- Exercise
Work out how many lines in the entries contain the string "picture", and give nothing but that number.

- Records to use
________
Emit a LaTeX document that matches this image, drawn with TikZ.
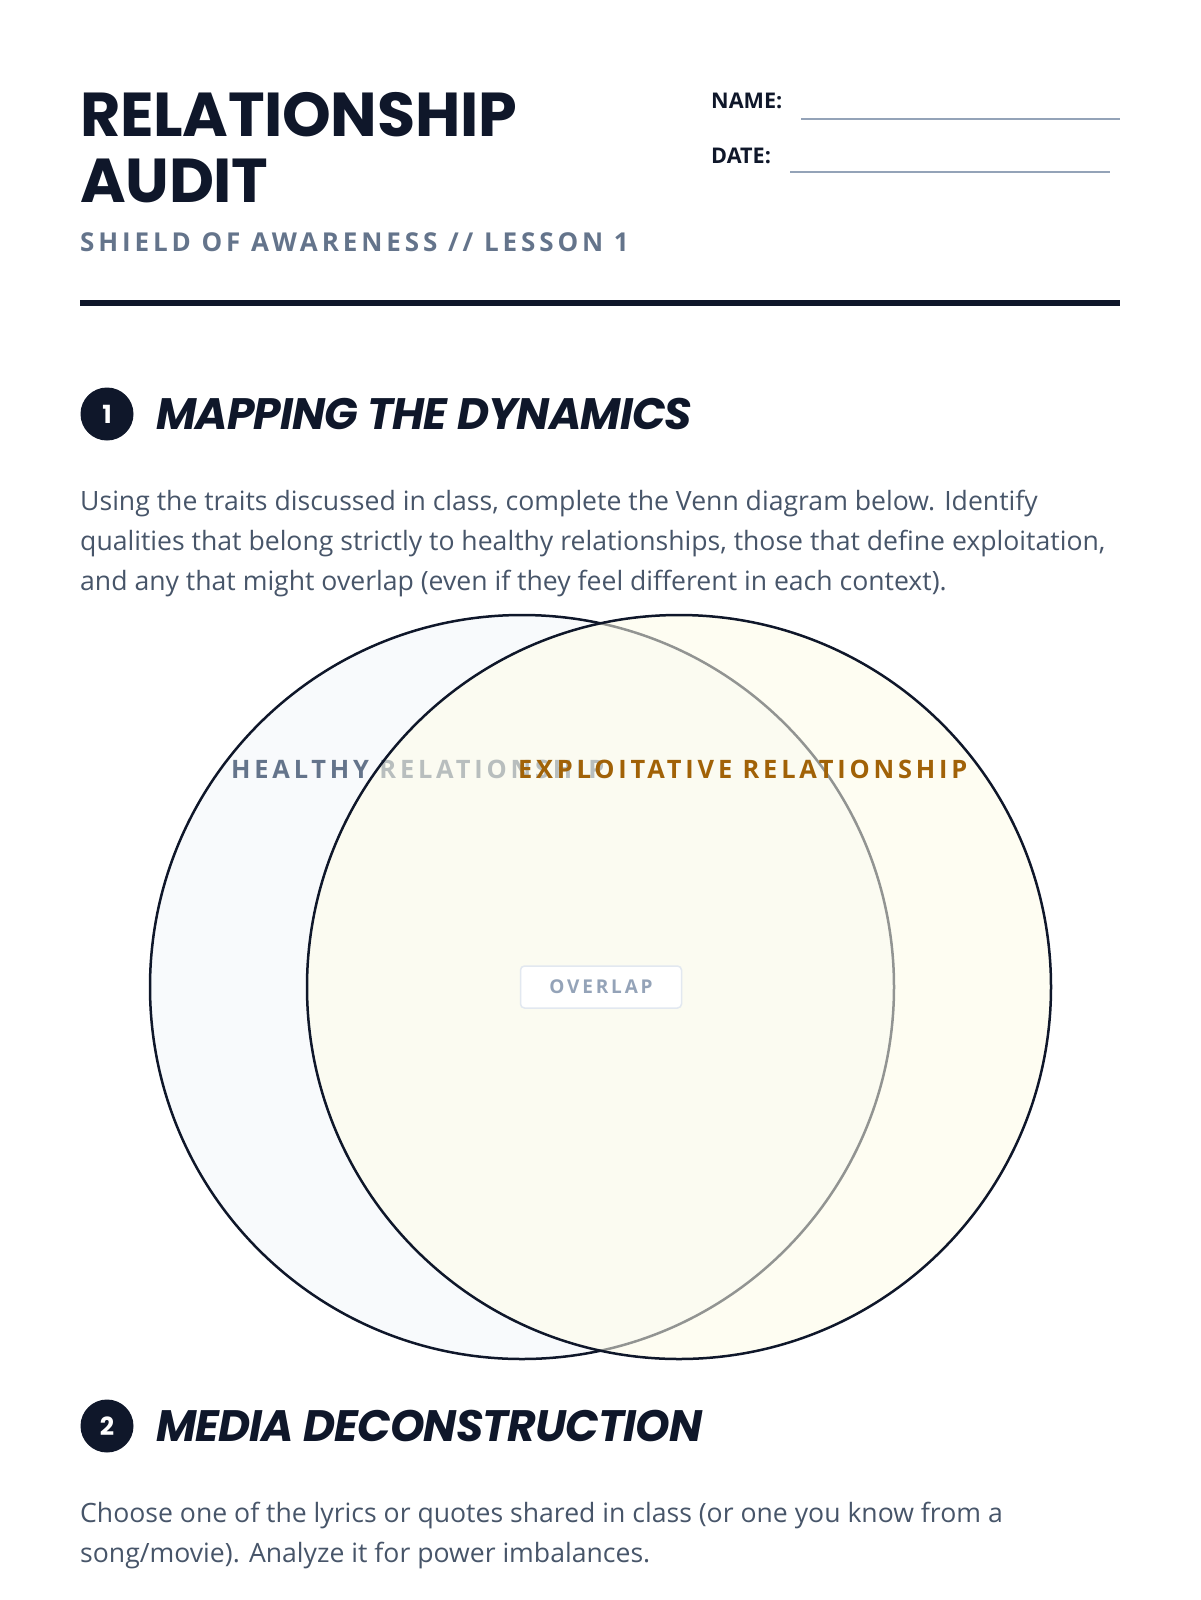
________
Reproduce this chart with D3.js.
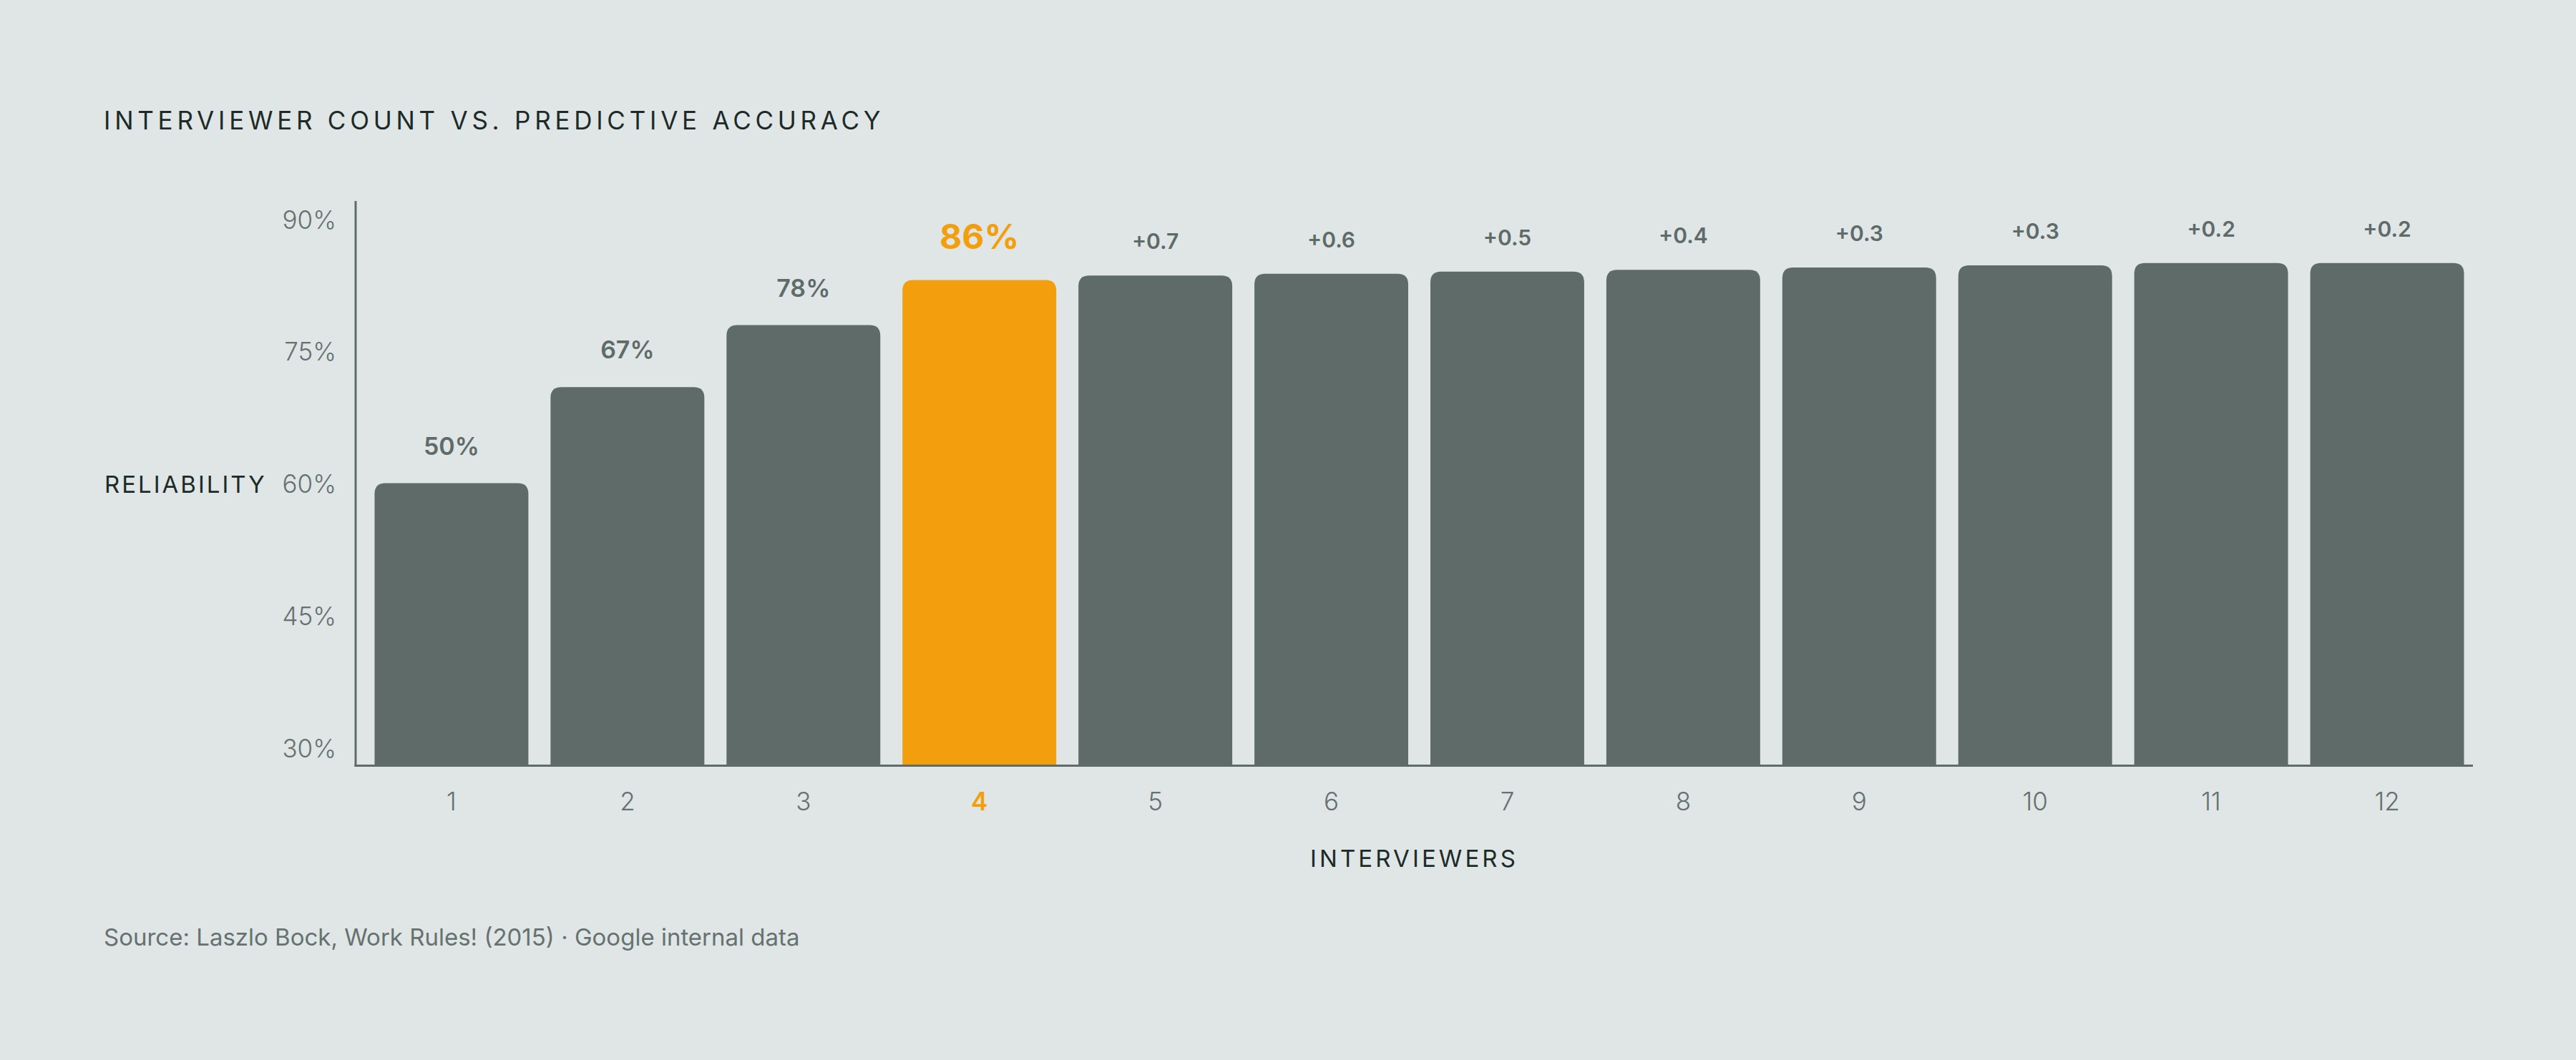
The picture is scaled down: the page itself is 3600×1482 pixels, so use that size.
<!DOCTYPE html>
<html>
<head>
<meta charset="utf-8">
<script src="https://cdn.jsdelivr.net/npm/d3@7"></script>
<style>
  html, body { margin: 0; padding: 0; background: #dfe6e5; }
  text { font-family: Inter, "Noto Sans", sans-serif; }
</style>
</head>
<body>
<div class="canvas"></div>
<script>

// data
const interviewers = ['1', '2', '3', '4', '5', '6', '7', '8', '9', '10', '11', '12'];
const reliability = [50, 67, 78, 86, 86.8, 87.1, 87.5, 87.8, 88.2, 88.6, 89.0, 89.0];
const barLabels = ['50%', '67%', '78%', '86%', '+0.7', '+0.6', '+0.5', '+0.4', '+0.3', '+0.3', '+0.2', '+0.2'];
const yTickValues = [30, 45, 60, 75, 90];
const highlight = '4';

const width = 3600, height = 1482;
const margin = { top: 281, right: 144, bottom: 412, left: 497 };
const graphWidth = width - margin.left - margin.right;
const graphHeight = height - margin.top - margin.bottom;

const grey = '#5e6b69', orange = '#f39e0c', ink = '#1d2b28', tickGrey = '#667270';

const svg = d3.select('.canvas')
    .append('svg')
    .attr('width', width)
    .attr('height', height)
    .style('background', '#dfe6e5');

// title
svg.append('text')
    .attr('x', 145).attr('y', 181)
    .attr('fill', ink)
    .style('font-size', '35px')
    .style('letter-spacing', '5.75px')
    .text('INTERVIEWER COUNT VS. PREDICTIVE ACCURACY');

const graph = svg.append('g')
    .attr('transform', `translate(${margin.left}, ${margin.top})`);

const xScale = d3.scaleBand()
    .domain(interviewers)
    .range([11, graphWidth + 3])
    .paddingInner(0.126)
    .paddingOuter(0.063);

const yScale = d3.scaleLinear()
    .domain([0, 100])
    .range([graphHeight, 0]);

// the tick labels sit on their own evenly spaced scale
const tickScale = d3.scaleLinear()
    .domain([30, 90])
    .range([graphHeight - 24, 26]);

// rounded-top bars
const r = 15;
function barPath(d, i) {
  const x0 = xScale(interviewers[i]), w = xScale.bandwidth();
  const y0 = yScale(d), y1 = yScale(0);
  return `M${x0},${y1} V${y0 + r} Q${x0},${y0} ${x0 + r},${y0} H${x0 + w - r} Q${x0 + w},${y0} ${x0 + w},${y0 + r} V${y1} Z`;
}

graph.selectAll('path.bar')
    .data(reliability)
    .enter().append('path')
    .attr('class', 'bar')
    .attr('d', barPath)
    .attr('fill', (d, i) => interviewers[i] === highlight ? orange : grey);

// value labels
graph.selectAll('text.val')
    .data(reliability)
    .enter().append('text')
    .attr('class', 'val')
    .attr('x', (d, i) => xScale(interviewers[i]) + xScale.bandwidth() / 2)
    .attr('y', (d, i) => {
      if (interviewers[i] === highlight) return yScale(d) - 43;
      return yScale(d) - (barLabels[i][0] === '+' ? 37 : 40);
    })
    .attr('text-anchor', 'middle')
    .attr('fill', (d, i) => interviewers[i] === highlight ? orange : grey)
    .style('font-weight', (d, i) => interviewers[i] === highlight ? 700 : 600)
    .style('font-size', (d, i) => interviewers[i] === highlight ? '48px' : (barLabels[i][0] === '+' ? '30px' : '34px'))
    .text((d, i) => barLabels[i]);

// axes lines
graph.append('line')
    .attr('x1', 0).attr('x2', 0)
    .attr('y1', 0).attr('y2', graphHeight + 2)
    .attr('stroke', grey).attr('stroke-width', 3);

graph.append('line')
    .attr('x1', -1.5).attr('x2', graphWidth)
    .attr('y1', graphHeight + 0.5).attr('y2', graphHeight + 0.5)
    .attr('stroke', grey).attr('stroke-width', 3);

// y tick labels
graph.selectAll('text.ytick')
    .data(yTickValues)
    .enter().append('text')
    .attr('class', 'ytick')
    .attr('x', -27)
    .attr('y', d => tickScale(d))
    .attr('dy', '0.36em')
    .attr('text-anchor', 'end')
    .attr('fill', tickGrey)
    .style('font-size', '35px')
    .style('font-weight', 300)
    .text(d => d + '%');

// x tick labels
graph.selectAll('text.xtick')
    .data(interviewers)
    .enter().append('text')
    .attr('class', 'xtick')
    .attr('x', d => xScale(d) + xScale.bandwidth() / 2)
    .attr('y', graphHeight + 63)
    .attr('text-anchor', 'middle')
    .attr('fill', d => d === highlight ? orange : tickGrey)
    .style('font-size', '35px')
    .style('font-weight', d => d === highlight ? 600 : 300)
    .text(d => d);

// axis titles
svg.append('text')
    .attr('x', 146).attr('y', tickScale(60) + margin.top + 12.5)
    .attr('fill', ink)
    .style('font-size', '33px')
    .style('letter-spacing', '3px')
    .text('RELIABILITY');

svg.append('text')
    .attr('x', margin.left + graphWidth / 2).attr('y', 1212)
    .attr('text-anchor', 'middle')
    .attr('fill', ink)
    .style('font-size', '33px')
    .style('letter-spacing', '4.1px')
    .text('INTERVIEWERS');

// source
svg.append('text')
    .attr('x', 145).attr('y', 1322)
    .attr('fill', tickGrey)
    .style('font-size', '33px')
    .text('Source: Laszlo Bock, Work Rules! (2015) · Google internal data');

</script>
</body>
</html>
________
- The result
1